Perhaps one reason we are getting two different answers to this question has to do with confidence in God’s providence in keeping covenant with His people. If God simply allows the less-than-true-believers to remain uninformed of their true “inner” state, then we can have no confidence in ourselves or others. In that case, we must insist that Calvin is wrong to insist that the “human heart has so many crannies where vanity hides, so many holes where falsehood lurks, is so decked out with deceiving hypocrisy” that can’t be exposed by a few sermonic tests.

Of course, since these criteria are only available for the more mature, one can only wonder about the true state of one’s infants and toddlers. In that case, when a Christian woman has a miscarriage, the memorial service is “almost the same” as a funeral for an unbeliever, as one PCA pastor insisted to me (a great guy, by the way; I hope expressing disagreement is not taken as anything personal). The argument is simple:

  • God gives those who are elect to eternal life a true and persevering faith.
  • Not all covenant children remain in the faith
  • Thus, not all covenant children are elect.
  • Therefore, you don’t know if any baby, preborn, or recently born, is elect.
  • Therefore, you can give grieving parents no real confidence that they will ever see their child again.

But if God promises that he will not mislead us, then we can take perseverance in the faith as a sure sign of election.

Our covenant children who have been required to persevere only a short time are shown, by God’s gift of perseverance, to be elect. Not just probably, but infallibly. On the other hand, as I posted last night, we can warn our covenant children (just as we can warn covenant adults) to continue in their professed faith.

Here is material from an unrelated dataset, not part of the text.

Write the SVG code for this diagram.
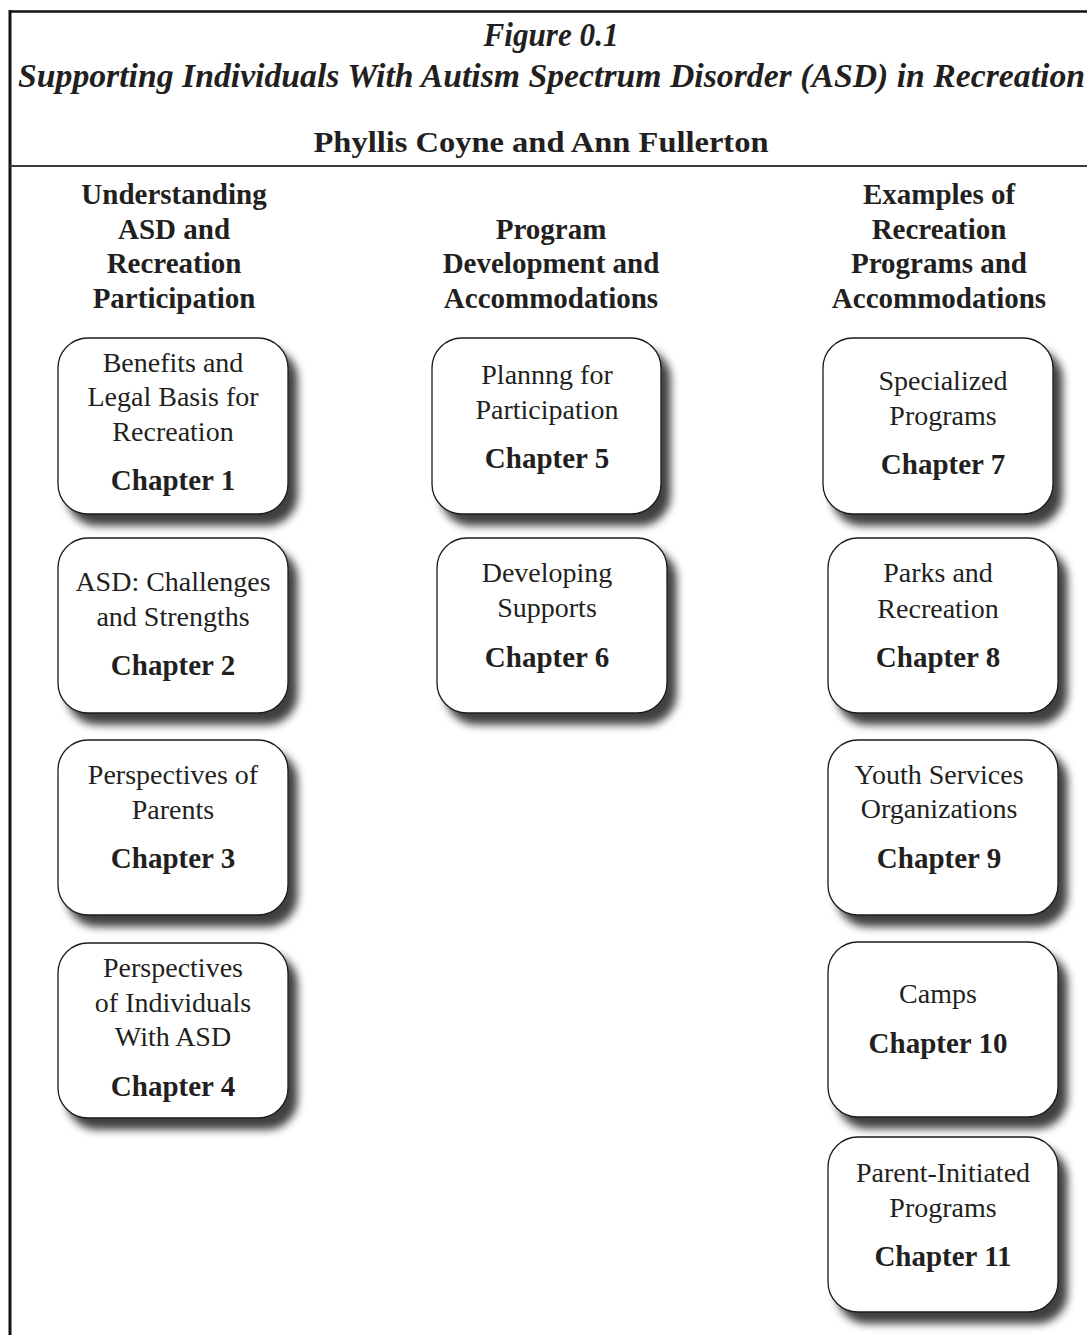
<svg xmlns="http://www.w3.org/2000/svg" width="1087" height="1335" viewBox="0 0 1087 1335">
<defs>
<filter id="sh" x="-15%" y="-15%" width="140%" height="140%">
<feDropShadow dx="9" dy="11" stdDeviation="4.2" flood-color="#000" flood-opacity="0.75"/>
</filter>
</defs>
<style>
.box{fill:#fff;stroke:#1a1a1a;stroke-width:1.3;filter:url(#sh)}
.t{font-family:"Liberation Serif","Times New Roman",serif;font-size:28px;fill:#231f20;text-anchor:middle}
.c{font-family:"Liberation Serif","Times New Roman",serif;font-size:29px;font-weight:bold;fill:#231f20;text-anchor:middle}
.h{font-family:"Liberation Serif","Times New Roman",serif;font-size:29px;font-weight:bold;fill:#231f20;text-anchor:middle}
.ti{font-family:"Liberation Serif","Times New Roman",serif;font-size:33px;font-weight:bold;font-style:italic;fill:#231f20}
</style>
<rect width="1087" height="1335" fill="#fff"/>
<g id="frame">
<line x1="10" y1="11.5" x2="1087" y2="11.5" stroke="#111" stroke-width="2.6"/>
<line x1="10" y1="10" x2="10" y2="1335" stroke="#111" stroke-width="3"/>
<line x1="10" y1="166" x2="1087" y2="166" stroke="#3c3c3c" stroke-width="2"/>
</g>
<g id="title">
<text class="ti" x="551" y="46" text-anchor="middle" textLength="135" lengthAdjust="spacingAndGlyphs">Figure 0.1</text>
<text class="ti" x="18" y="87" textLength="1067" lengthAdjust="spacingAndGlyphs">Supporting Individuals With Autism Spectrum Disorder (ASD) in Recreation</text>
<text class="h" x="541" y="152" font-size="30" textLength="455" lengthAdjust="spacingAndGlyphs">Phyllis Coyne and Ann Fullerton</text>
</g>
<g id="col1-header">
<text class="h" x="174" y="204">Understanding</text>
<text class="h" x="174" y="239">ASD and</text>
<text class="h" x="174" y="273">Recreation</text>
<text class="h" x="174" y="308">Participation</text>
</g>
<g id="col2-header">
<text class="h" x="551" y="239">Program</text>
<text class="h" x="551" y="273">Development and</text>
<text class="h" x="551" y="308">Accommodations</text>
</g>
<g id="col3-header">
<text class="h" x="939" y="204">Examples of</text>
<text class="h" x="939" y="239">Recreation</text>
<text class="h" x="939" y="273">Programs and</text>
<text class="h" x="939" y="308">Accommodations</text>
</g>
<g id="connectors"></g>
<g id="ch1">
<rect class="box" x="58" y="338" width="230" height="176" rx="30"/>
<text class="t" x="173" y="372">Benefits and</text>
<text class="t" x="173" y="406">Legal Basis for</text>
<text class="t" x="173" y="441">Recreation</text>
<text class="c" x="173" y="490">Chapter 1</text>
</g>
<g id="ch2">
<rect class="box" x="58" y="538" width="230" height="175" rx="30"/>
<text class="t" x="173" y="591">ASD: Challenges</text>
<text class="t" x="173" y="626">and Strengths</text>
<text class="c" x="173" y="675">Chapter 2</text>
</g>
<g id="ch3">
<rect class="box" x="58" y="740" width="230" height="175" rx="30"/>
<text class="t" x="173" y="784">Perspectives of</text>
<text class="t" x="173" y="819">Parents</text>
<text class="c" x="173" y="868">Chapter 3</text>
</g>
<g id="ch4">
<rect class="box" x="58" y="943" width="230" height="175" rx="30"/>
<text class="t" x="173" y="977">Perspectives</text>
<text class="t" x="173" y="1012">of Individuals</text>
<text class="t" x="173" y="1046">With ASD</text>
<text class="c" x="173" y="1096">Chapter 4</text>
</g>
<g id="ch5">
<rect class="box" x="432" y="338" width="229" height="176" rx="30"/>
<text class="t" x="547" y="384">Plannng for</text>
<text class="t" x="547" y="419">Participation</text>
<text class="c" x="547" y="468">Chapter 5</text>
</g>
<g id="ch6">
<rect class="box" x="437" y="538" width="230" height="175" rx="30"/>
<text class="t" x="547" y="582">Developing</text>
<text class="t" x="547" y="617">Supports</text>
<text class="c" x="547" y="667">Chapter 6</text>
</g>
<g id="ch7">
<rect class="box" x="823" y="338" width="230" height="176" rx="30"/>
<text class="t" x="943" y="390">Specialized</text>
<text class="t" x="943" y="425">Programs</text>
<text class="c" x="943" y="474">Chapter 7</text>
</g>
<g id="ch8">
<rect class="box" x="828" y="538" width="230" height="175" rx="30"/>
<text class="t" x="938" y="582">Parks and</text>
<text class="t" x="938" y="618">Recreation</text>
<text class="c" x="938" y="667">Chapter 8</text>
</g>
<g id="ch9">
<rect class="box" x="828" y="740" width="230" height="175" rx="30"/>
<text class="t" x="939" y="784">Youth Services</text>
<text class="t" x="939" y="818">Organizations</text>
<text class="c" x="939" y="868">Chapter 9</text>
</g>
<g id="ch10">
<rect class="box" x="828" y="942" width="230" height="175" rx="30"/>
<text class="t" x="938" y="1003">Camps</text>
<text class="c" x="938" y="1053">Chapter 10</text>
</g>
<g id="ch11">
<rect class="box" x="828" y="1137" width="230" height="175" rx="30"/>
<text class="t" x="943" y="1182">Parent-Initiated</text>
<text class="t" x="943" y="1217">Programs</text>
<text class="c" x="943" y="1266">Chapter 11</text>
</g>
</svg>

If there is something defective, we can be confident God will show this to us through the fruit of faith or a lack thereof–not a lack of discipline in morning devotions, but a wholesale abandonment of the Faith. The flesh, if it is dominant, cannot fail to rise up eventually. And God will allow this to happen so that we can continue to trust him for our salvation, as he has offered Himself to us through Christ according to his Covenant.

The correct posture is not “inward” to those “crannies” where vanity may hide. The correct posture is foreward.

Indeed, I count everything as loss because of the surpassing worth of knowing Christ Jesus my Lord. For his sake I have suffered the loss of all things and count them as rubbish, in order that I may gain Christ and be found in him, not having a righteousness of my own that comes from the law, but that which comes through the faithfulness of Christ, the righteousness from God that depends on faith—that I may know him and the power of his resurrection, and may share his sufferings, becoming like him in his death, that by any means possible I may attain the resurrection from the dead. Not that I have already obtained this or am already perfect, but I press on to make it my own, because Christ Jesus has made me his own. Brothers, I do not consider that I have made it my own. But one thing I do: forgetting what lies behind and straining forward to what lies ahead, I press on toward the goal for the prize of the upward call of God in Christ Jesus. Let those of us who are mature think this way, and if in anything you think otherwise, God will reveal that also to you. Only let us hold true to what we have attained.

This is ow we should encourage one another, whether adults or little children.